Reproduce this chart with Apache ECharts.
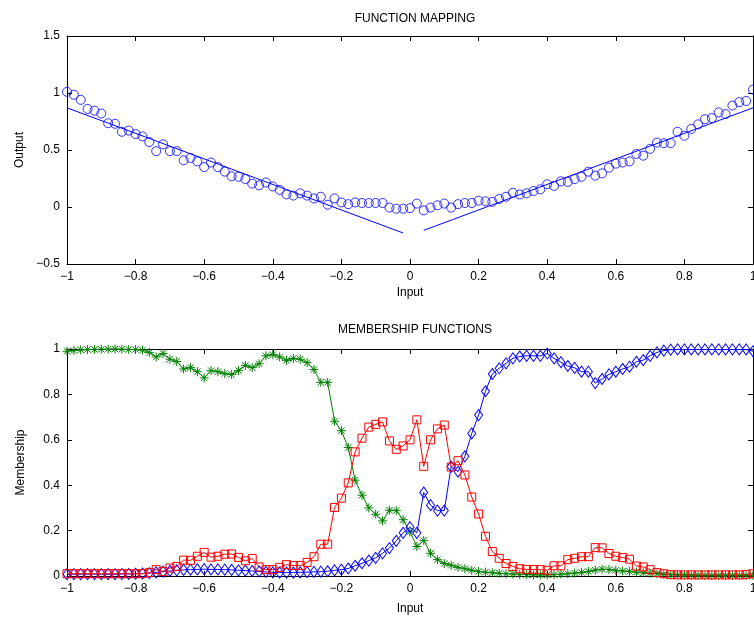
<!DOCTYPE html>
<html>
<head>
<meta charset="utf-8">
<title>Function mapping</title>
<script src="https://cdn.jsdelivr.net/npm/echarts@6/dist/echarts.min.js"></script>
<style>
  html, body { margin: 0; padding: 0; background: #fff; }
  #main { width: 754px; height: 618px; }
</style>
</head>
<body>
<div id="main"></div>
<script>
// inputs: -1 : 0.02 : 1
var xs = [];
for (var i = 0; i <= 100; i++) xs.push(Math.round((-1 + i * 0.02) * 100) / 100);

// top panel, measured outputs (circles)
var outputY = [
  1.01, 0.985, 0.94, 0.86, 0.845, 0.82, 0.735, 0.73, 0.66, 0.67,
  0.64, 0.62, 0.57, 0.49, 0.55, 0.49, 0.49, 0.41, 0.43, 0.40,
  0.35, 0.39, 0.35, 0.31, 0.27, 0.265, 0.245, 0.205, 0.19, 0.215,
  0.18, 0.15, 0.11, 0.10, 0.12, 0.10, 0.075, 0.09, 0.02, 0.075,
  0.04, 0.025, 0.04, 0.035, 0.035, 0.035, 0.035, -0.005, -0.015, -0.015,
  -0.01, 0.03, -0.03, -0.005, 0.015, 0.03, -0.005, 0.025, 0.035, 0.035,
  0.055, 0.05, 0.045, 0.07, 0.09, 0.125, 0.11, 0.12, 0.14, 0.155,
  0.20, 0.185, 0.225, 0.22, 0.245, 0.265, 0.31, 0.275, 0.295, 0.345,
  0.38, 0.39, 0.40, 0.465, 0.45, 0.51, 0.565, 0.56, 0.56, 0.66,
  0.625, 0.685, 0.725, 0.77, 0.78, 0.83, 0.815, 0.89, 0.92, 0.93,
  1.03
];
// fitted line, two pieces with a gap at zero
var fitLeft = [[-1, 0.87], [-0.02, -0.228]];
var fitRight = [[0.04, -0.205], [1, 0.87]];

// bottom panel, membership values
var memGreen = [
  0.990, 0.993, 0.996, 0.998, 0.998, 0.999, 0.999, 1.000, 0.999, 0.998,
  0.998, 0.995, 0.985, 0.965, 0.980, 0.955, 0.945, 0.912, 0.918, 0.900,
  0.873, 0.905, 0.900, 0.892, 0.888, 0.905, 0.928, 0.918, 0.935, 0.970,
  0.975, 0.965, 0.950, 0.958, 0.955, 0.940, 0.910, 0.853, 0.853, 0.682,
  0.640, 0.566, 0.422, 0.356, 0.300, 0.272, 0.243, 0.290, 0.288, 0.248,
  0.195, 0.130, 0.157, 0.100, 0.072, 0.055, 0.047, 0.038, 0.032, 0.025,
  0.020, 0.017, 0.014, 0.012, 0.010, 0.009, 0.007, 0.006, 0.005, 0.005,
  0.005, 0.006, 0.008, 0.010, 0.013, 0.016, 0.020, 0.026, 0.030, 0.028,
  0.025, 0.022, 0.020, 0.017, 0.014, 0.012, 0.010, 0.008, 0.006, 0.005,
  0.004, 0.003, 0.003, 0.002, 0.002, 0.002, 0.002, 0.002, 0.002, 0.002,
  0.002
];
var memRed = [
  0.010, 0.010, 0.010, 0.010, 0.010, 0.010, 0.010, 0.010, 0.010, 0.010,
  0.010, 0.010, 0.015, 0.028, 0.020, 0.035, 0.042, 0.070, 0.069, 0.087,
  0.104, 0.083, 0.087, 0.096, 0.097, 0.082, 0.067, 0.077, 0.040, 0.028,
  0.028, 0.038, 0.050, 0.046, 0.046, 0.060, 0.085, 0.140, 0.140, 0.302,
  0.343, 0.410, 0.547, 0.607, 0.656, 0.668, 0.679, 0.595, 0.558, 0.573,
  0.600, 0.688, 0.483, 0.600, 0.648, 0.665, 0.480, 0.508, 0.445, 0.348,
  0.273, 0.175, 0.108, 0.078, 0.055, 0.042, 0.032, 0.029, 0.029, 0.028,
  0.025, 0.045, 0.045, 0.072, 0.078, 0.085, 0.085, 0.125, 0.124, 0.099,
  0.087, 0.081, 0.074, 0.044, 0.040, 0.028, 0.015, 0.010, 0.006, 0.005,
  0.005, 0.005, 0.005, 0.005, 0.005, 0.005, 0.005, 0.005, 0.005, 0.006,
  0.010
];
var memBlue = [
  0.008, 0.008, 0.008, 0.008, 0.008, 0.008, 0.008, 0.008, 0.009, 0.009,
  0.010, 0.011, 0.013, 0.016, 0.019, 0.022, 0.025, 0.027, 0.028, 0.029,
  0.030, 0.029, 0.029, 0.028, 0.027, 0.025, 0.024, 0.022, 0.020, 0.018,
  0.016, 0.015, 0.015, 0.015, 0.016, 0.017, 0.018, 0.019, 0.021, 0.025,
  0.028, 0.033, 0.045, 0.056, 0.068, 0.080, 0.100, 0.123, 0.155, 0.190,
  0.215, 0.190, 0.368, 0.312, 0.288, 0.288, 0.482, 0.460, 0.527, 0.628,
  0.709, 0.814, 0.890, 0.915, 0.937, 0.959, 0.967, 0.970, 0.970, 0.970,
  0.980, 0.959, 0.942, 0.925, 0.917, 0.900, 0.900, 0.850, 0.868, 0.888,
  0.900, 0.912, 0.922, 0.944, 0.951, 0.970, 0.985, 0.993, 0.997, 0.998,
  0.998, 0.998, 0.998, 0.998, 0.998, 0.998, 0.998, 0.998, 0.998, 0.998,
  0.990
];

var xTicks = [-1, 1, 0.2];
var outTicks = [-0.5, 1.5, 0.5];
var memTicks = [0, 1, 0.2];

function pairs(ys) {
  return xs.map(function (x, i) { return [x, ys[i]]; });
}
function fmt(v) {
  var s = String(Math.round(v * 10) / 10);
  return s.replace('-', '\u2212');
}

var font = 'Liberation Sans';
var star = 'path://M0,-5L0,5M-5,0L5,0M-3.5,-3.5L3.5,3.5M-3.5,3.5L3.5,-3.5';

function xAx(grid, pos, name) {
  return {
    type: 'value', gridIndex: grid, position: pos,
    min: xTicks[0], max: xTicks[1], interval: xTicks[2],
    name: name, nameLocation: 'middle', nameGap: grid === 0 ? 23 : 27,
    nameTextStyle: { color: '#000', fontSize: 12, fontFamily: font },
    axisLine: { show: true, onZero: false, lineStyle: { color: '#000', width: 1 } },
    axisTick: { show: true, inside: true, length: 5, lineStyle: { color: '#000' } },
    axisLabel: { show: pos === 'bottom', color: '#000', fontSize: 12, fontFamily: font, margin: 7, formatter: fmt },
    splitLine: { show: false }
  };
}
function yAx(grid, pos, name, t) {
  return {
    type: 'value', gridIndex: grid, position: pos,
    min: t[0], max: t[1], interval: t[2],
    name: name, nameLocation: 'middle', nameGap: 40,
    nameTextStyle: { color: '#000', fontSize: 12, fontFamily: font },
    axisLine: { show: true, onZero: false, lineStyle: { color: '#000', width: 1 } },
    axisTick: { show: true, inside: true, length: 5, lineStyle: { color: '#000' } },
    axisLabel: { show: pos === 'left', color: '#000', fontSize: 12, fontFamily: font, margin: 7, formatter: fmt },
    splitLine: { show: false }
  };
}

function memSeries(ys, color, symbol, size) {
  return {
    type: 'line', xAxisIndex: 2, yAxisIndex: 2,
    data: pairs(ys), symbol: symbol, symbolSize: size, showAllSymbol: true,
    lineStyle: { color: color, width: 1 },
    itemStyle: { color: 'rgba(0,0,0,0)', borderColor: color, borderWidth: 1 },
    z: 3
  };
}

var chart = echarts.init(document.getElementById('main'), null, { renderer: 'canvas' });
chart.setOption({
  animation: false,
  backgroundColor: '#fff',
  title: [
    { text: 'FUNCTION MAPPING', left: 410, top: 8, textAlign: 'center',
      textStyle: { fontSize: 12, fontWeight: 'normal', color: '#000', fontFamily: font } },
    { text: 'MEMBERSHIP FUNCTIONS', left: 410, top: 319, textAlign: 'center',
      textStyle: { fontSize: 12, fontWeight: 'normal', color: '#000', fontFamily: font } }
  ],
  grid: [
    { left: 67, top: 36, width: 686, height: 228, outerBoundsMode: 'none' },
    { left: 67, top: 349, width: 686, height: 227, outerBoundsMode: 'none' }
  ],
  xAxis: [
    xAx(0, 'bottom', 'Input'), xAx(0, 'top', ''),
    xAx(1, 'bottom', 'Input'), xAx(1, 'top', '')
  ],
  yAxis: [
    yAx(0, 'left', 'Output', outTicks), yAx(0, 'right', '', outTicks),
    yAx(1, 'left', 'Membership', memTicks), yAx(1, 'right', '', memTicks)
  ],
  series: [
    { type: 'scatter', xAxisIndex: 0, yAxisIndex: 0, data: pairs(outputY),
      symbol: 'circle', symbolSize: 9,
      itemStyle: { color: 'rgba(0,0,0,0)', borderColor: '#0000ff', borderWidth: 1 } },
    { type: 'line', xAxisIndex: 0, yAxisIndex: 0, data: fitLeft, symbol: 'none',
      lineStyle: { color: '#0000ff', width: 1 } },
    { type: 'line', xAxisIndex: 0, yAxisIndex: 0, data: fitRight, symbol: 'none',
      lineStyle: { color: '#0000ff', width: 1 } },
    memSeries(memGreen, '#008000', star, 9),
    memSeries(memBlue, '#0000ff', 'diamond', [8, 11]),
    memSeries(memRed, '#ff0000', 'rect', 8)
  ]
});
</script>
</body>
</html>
----
Objective
Each line from the top of the material through the line containing "var fitRight = [[0.04, -0.205], [1, 0.87]];" should be reproduced exactly; please drop any images.

Result of this exercise
Reproduce this chart with Apache ECharts.
<!DOCTYPE html>
<html>
<head>
<meta charset="utf-8">
<title>Function mapping</title>
<script src="https://cdn.jsdelivr.net/npm/echarts@6/dist/echarts.min.js"></script>
<style>
  html, body { margin: 0; padding: 0; background: #fff; }
  #main { width: 754px; height: 618px; }
</style>
</head>
<body>
<div id="main"></div>
<script>
// inputs: -1 : 0.02 : 1
var xs = [];
for (var i = 0; i <= 100; i++) xs.push(Math.round((-1 + i * 0.02) * 100) / 100);

// top panel, measured outputs (circles)
var outputY = [
  1.01, 0.985, 0.94, 0.86, 0.845, 0.82, 0.735, 0.73, 0.66, 0.67,
  0.64, 0.62, 0.57, 0.49, 0.55, 0.49, 0.49, 0.41, 0.43, 0.40,
  0.35, 0.39, 0.35, 0.31, 0.27, 0.265, 0.245, 0.205, 0.19, 0.215,
  0.18, 0.15, 0.11, 0.10, 0.12, 0.10, 0.075, 0.09, 0.02, 0.075,
  0.04, 0.025, 0.04, 0.035, 0.035, 0.035, 0.035, -0.005, -0.015, -0.015,
  -0.01, 0.03, -0.03, -0.005, 0.015, 0.03, -0.005, 0.025, 0.035, 0.035,
  0.055, 0.05, 0.045, 0.07, 0.09, 0.125, 0.11, 0.12, 0.14, 0.155,
  0.20, 0.185, 0.225, 0.22, 0.245, 0.265, 0.31, 0.275, 0.295, 0.345,
  0.38, 0.39, 0.40, 0.465, 0.45, 0.51, 0.565, 0.56, 0.56, 0.66,
  0.625, 0.685, 0.725, 0.77, 0.78, 0.83, 0.815, 0.89, 0.92, 0.93,
  1.03
];
// fitted line, two pieces with a gap at zero
var fitLeft = [[-1, 0.87], [-0.02, -0.228]];
var fitRight = [[0.04, -0.205], [1, 0.87]];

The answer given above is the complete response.